▸ The request
From the first line of the data down to and including the line with "0.32, 0.32, 0.32];", copy everything exactly, leaving out pictures.

▸ Data
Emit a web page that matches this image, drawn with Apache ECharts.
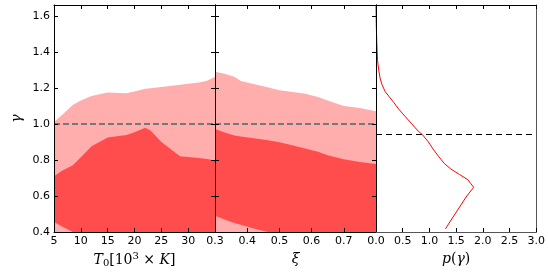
<!DOCTYPE html>
<html>
<head>
<meta charset="utf-8">
<script src="https://cdn.jsdelivr.net/npm/echarts@6/dist/echarts.min.js"></script>
<style>html,body{margin:0;padding:0;background:#fff}#c{width:548px;height:274px}</style>
</head>
<body>
<div id="c"></div>
<script>
// ---- data ----
var t0Grid        = [5, 6.5, 8.5, 10, 12, 15, 18.5, 20, 22, 23, 25, 28.5, 32, 33.5, 35];
var t0LightUpper  = [1.01, 1.05, 1.105, 1.13, 1.155, 1.175, 1.17, 1.18, 1.195, 1.198, 1.205, 1.218, 1.23, 1.24, 1.26];
var t0DarkUpper   = [0.71, 0.74, 0.77, 0.815, 0.876, 0.925, 0.938, 0.953, 0.978, 0.963, 0.90, 0.82, 0.811, 0.805, 0.797];
var t0DarkLower   = [0.455, 0.43, 0.40, 0.385, 0.37, 0.35, 0.34, 0.335, 0.33, 0.33, 0.325, 0.32, 0.32, 0.32, 0.32];

var xiGrid        = [0.3, 0.33, 0.36, 0.38, 0.42, 0.46, 0.5, 0.53, 0.58, 0.62, 0.65, 0.7, 0.75, 0.8];
var xiLightUpper  = [1.289, 1.278, 1.262, 1.238, 1.222, 1.205, 1.187, 1.18, 1.168, 1.15, 1.13, 1.10, 1.088, 1.07];
var xiDarkUpper   = [0.972, 0.952, 0.936, 0.93, 0.92, 0.91, 0.898, 0.886, 0.864, 0.845, 0.826, 0.804, 0.788, 0.778];
var xiDarkLower   = [0.49, 0.47, 0.45, 0.44, 0.42, 0.402, 0.39, 0.38, 0.37, 0.36, 0.355, 0.35, 0.345, 0.34];

var pGammaG = [1.655, 1.55, 1.45, 1.35, 1.30, 1.25, 1.22, 1.18, 1.15, 1.12, 1.08, 1.04, 1.0, 0.96, 0.94, 0.90, 0.86, 0.82, 0.78, 0.75, 0.72, 0.69, 0.67, 0.648, 0.60, 0.55, 0.50, 0.45, 0.417];
var pGammaP = [0.0, 0.005, 0.015, 0.03, 0.05, 0.08, 0.11, 0.17, 0.25, 0.33, 0.43, 0.55, 0.67, 0.79, 0.87, 0.98, 1.07, 1.17, 1.28, 1.40, 1.56, 1.72, 1.77, 1.83, 1.70, 1.59, 1.48, 1.37, 1.30];

var gammaRef = 1.0;
var pGammaRef = 0.938;

var yTicks = { min: 0.4, max: 1.66, interval: 0.2 };
var t0Ticks = { min: 5, max: 35, interval: 5 };
var xiTicks = { min: 0.3, max: 0.8, interval: 0.1 };
var pTicks = { min: 0, max: 3, interval: 0.5 };

// ---- styles ----
var LIGHT = '#FFADAD', DARK = '#FF4D4D';
var serif = 'DejaVu Serif';
function fmt1(v) { return (+v).toFixed(1); }
function fmt0(v) { return (+v).toFixed(0); }

function pairs(xs, ys) { return xs.map(function (x, i) { return [x, ys[i]]; }); }

function bandSeries(xi, yi, data, color, z) {
  return {
    type: 'line', xAxisIndex: xi, yAxisIndex: yi, data: data,
    showSymbol: false, symbol: 'none', silent: true, z: z,
    lineStyle: { width: 0, opacity: 0 },
    areaStyle: { color: color, opacity: 1, origin: 'start' }
  };
}

function xAx(grid, t, pos, opts) {
  var a = {
    type: 'value', gridIndex: grid, position: pos, min: t.min, max: t.max, interval: t.interval, z: 10,
    axisLine: { show: true, onZero: false, lineStyle: { color: opts.lineColor || '#000', width: 1 } },
    axisTick: { show: opts.tick !== false, inside: true, length: 4, lineStyle: { color: '#000', width: 1 } },
    axisLabel: { show: !!opts.label, margin: 4, showMaxLabel: opts.showMax !== false, showMinLabel: true, formatter: opts.fmt || fmt1, fontFamily: 'DejaVu Sans', fontSize: 11, color: '#000' },
    splitLine: { show: false }
  };
  if (opts.name) { a.name = opts.name; a.nameLocation = 'middle'; a.nameGap = opts.nameGap || 16; a.nameTextStyle = opts.nameTextStyle; }
  return a;
}
function yAx(grid, pos, opts) {
  var a = {
    type: 'value', gridIndex: grid, position: pos, min: yTicks.min, max: yTicks.max, interval: yTicks.interval, z: 10,
    axisLine: { show: true, onZero: false, lineStyle: { color: opts.lineColor || '#000', width: 1 } },
    axisTick: { show: opts.tick !== false, inside: true, length: 4, lineStyle: { color: '#000', width: 1 } },
    axisLabel: { show: !!opts.label, margin: 4, showMaxLabel: false, formatter: fmt1, fontFamily: 'DejaVu Sans', fontSize: 11, color: '#000' },
    splitLine: { show: false }
  };
  if (opts.name) { a.name = opts.name; a.nameLocation = 'middle'; a.nameGap = 30; a.nameRotate = 90; a.nameTextStyle = opts.nameTextStyle; }
  return a;
}

var mathRich = {
  i: { fontFamily: serif, fontStyle: 'italic', fontSize: 14, color: '#000' },
  n: { fontFamily: serif, fontSize: 14, color: '#000' },
  sub: { fontFamily: serif, fontSize: 10, color: '#000', padding: [6, 0, 0, 0] },
  sup: { fontFamily: serif, fontSize: 10, color: '#000', padding: [0, 0, 7, 0] }
};

var chart = echarts.init(document.getElementById('c'), null, { renderer: 'canvas' });
chart.setOption({
  animation: false,
  backgroundColor: '#fff',
  grid: [
    { left: 54, top: 5, width: 161, height: 227 },
    { left: 215, top: 5, width: 161, height: 227 },
    { left: 376, top: 5, width: 161, height: 227 }
  ],
  xAxis: [
    xAx(0, t0Ticks, 'bottom', { label: true, showMax: false, fmt: fmt0, name: '{i|T}{sub|0}{n|[10}{sup|3}{n| × }{i|K}{n|]}', nameGap: 15, nameTextStyle: { rich: mathRich } }),
    xAx(0, t0Ticks, 'top', {}),
    xAx(1, xiTicks, 'bottom', { label: true, showMax: false, name: '{i|ξ}', nameGap: 16, nameTextStyle: { rich: mathRich } }),
    xAx(1, xiTicks, 'top', {}),
    xAx(2, pTicks, 'bottom', { label: true, lineColor: '#555', name: '{i|p}{n|(}{i|γ}{n|)}', nameGap: 16, nameTextStyle: { rich: mathRich } }),
    xAx(2, pTicks, 'top', {})
  ],
  yAxis: [
    yAx(0, 'left', { label: true, name: '{i|γ}', nameTextStyle: { rich: mathRich } }),
    yAx(0, 'right', {}),
    yAx(1, 'left', {}),
    yAx(1, 'right', {}),
    yAx(2, 'left', { tick: false }),
    yAx(2, 'right', { tick: false, lineColor: '#555' })
  ],
  series: [
    bandSeries(0, 0, pairs(t0Grid, t0LightUpper), LIGHT, 1),
    bandSeries(0, 0, pairs(t0Grid, t0DarkUpper), DARK, 2),
    bandSeries(0, 0, pairs(t0Grid, t0DarkLower), LIGHT, 3),
    bandSeries(2, 2, pairs(xiGrid, xiLightUpper), LIGHT, 1),
    bandSeries(2, 2, pairs(xiGrid, xiDarkUpper), DARK, 2),
    bandSeries(2, 2, pairs(xiGrid, xiDarkLower), LIGHT, 3),
    {
      type: 'line', xAxisIndex: 0, yAxisIndex: 0, data: [], z: 5, silent: true,
      markLine: { silent: true, symbol: 'none', label: { show: false }, animation: false,
        lineStyle: { type: [6, 3], color: '#777', width: 2 }, data: [{ yAxis: gammaRef }] }
    },
    {
      type: 'line', xAxisIndex: 2, yAxisIndex: 2, data: [], z: 5, silent: true,
      markLine: { silent: true, symbol: 'none', label: { show: false }, animation: false,
        lineStyle: { type: [6, 3], color: '#777', width: 2 }, data: [{ yAxis: gammaRef }] }
    },
    {
      type: 'line', xAxisIndex: 4, yAxisIndex: 4, data: pairs(pGammaP, pGammaG), z: 5, silent: true,
      showSymbol: false, symbol: 'none', lineStyle: { color: '#FF0000', width: 1 },
      markLine: { silent: true, symbol: 'none', label: { show: false }, animation: false,
        lineStyle: { type: [6, 4], color: '#000', width: 1 }, data: [{ yAxis: pGammaRef }] }
    }
  ]
});
</script>
</body>
</html>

▸ Correct response
Emit a web page that matches this image, drawn with Apache ECharts.
<!DOCTYPE html>
<html>
<head>
<meta charset="utf-8">
<script src="https://cdn.jsdelivr.net/npm/echarts@6/dist/echarts.min.js"></script>
<style>html,body{margin:0;padding:0;background:#fff}#c{width:548px;height:274px}</style>
</head>
<body>
<div id="c"></div>
<script>
// ---- data ----
var t0Grid        = [5, 6.5, 8.5, 10, 12, 15, 18.5, 20, 22, 23, 25, 28.5, 32, 33.5, 35];
var t0LightUpper  = [1.01, 1.05, 1.105, 1.13, 1.155, 1.175, 1.17, 1.18, 1.195, 1.198, 1.205, 1.218, 1.23, 1.24, 1.26];
var t0DarkUpper   = [0.71, 0.74, 0.77, 0.815, 0.876, 0.925, 0.938, 0.953, 0.978, 0.963, 0.90, 0.82, 0.811, 0.805, 0.797];
var t0DarkLower   = [0.455, 0.43, 0.40, 0.385, 0.37, 0.35, 0.34, 0.335, 0.33, 0.33, 0.325, 0.32, 0.32, 0.32, 0.32];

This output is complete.